Abstract 2214: Risk Factors for Aborted Cardiac Arrest or Sudden Cardiac Death in Children with the Congenital Long QT Syndrome
Background: Previous studies evaluating predictors for cardiac events in patients with the congenital long QT syndrome (LQTS) included syncope as the predominant endpoint, whereas data on risk factors for fatal or near fatal events during childhood are limited.
Methods: Cox proportional hazards regression modeling was used to identify risk factors for aborted cardiac arrest (ACA) or LQTS-related death in 3,636 children (ages 1 through 12 years) diagnosed with LQTS by prolonged corrected QT interval (QTc) criteria for age and gender from the International LQTS Registry.

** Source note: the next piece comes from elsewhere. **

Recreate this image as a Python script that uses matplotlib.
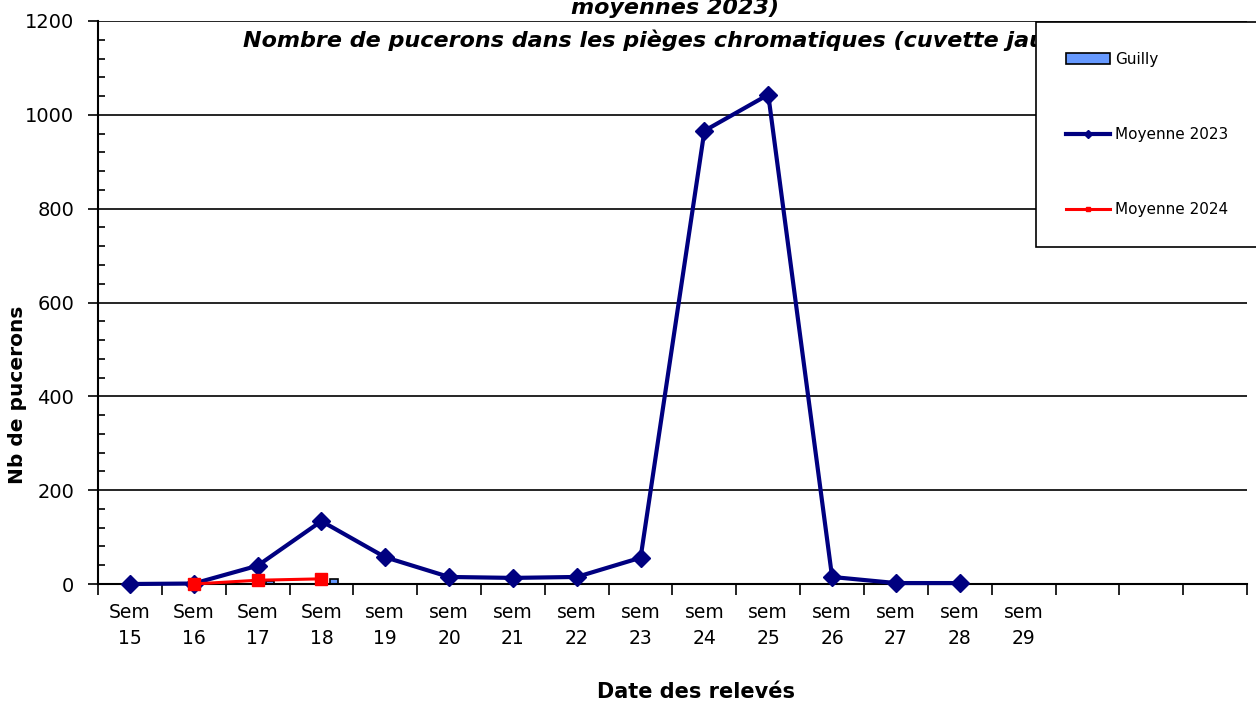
import numpy as np
import matplotlib
matplotlib.use('Agg')
import matplotlib.pyplot as plt
from matplotlib.ticker import FixedLocator, MultipleLocator

# categories (18 slots on the axis, last three empty)
semaines = ['Sem\n15', 'Sem\n16', 'Sem\n17', 'Sem\n18', 'sem\n19', 'sem\n20', 'sem\n21',
            'sem\n22', 'sem\n23', 'sem\n24', 'sem\n25', 'sem\n26', 'sem\n27', 'sem\n28',
            'sem\n29', '', '', '']

# series
guilly = [np.nan, 0, 6, 11]
moyenne_2023 = [0, 1, 39, 134, 57, 15, 13, 15, 56, 966, 1043, 15, 2, 2]
moyenne_2024 = [np.nan, 0, 8, 11]

plt.rcParams['font.family'] = ['DejaVu Sans']

fig = plt.figure(figsize=(12.56, 7.04), dpi=100)
ax = fig.add_axes([98 / 1256, 1 - 584 / 704, (1247 - 98) / 1256, (584 - 21) / 704])

n = len(semaines)
x_g = np.arange(len(guilly))
b = ax.bar(x_g + 0.2, guilly, width=0.13, color='#6699ff', edgecolor='black', linewidth=1.2,
           label='Guilly', zorder=2)
l23, = ax.plot(np.arange(len(moyenne_2023)), moyenne_2023, color='#000080', lw=3, marker='D',
               markersize=9.5, label='Moyenne 2023', zorder=4, clip_on=False)
l24, = ax.plot(np.arange(len(moyenne_2024)), moyenne_2024, color='#ff0000', lw=2.2, marker='s',
               markersize=8.5, label='Moyenne 2024', zorder=5, clip_on=False)

ax.set_xlim(-0.5, n - 0.5)
ax.set_ylim(0, 1200)

# x ticks between categories, labels centred
ax.xaxis.set_major_locator(FixedLocator(np.arange(n + 1) - 0.5))
ax.xaxis.set_minor_locator(FixedLocator(np.arange(n)))
ax.set_xticklabels([])
ax.set_xticklabels(semaines, minor=True, fontsize=13.5, linespacing=1.45)
ax.tick_params(axis='x', which='major', direction='out', length=8, width=1.2)
ax.tick_params(axis='x', which='minor', length=0, pad=14)

ax.yaxis.set_major_locator(MultipleLocator(200))
ax.yaxis.set_minor_locator(MultipleLocator(40))
ax.tick_params(axis='y', which='major', direction='out', length=7, width=1.2,
               labelsize=14, pad=10)
ax.tick_params(axis='y', which='minor', direction='in', length=5, width=1.2)

ax.yaxis.grid(True, which='major', color='black', lw=1.2)
ax.set_axisbelow(True)
for s in ['top', 'right']:
    ax.spines[s].set_visible(False)
for s in ['left', 'bottom']:
    ax.spines[s].set_linewidth(1.5)

# titles / axis labels
fig.text(243 / 1256, 1 - 40 / 704, 'Nombre de pucerons dans les pièges chromatiques (cuvette jaune) à Guilly',
         fontsize=16, fontweight='bold', style='italic', ha='left', va='center')
fig.text(675 / 1256, 1 - 8 / 704, 'moyennes 2023)', fontsize=16, fontweight='bold',
         style='italic', ha='center', va='center')
fig.text(696 / 1256, 1 - 692 / 704, 'Date des relevés', fontsize=15, fontweight='bold',
         ha='center', va='center')
fig.text(18 / 1256, 1 - 395 / 704, 'Nb de pucerons', fontsize=14.5, fontweight='bold',
         rotation=90, ha='center', va='center')

leg = fig.legend(handles=[b, l23, l24], loc='upper left',
                 bbox_to_anchor=(1036 / 1256, 1 - 22 / 704, 1 - 1036 / 1256 + 0.02, 0),
                 mode='expand', borderaxespad=0, frameon=True, fancybox=False,
                 edgecolor='black', framealpha=1, fontsize=11, labelspacing=3.95,
                 handlelength=2.9, handletextpad=0.3, borderpad=1.95, markerscale=0.4,
                 alignment='center')
leg.get_frame().set_linewidth(1.2)
leg.set_zorder(10)

fig.savefig('out.png', dpi=100)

The efficacy of β-blocker therapy, analyzed as a time-dependent covariate, for the reduction in the risk of fatal or near-fatal events was assessed within identified risk subgroups of study subjects.
Results: Risk factors independently associated with ACA or death included a maximum QTc interval duration ≥500 msec during follow-up; the occurrence of time-dependent syncope; male gender; and ECG documentation of torsade de pointes during follow-up (Table⇓). β-blocker therapy was associated with a significant reduction in the risk of ACA or death in high-risk patients who experienced syncope during follow-up (HR = 0.44 [95% CI 0.23 – 0.84]; p = 0.01).
Conclusions: Clinical and ECG factors identify LQTS children with increased risk for fatal or near-fatal events. β-blocker therapy is associated with a significant benefit in the high-risk subset.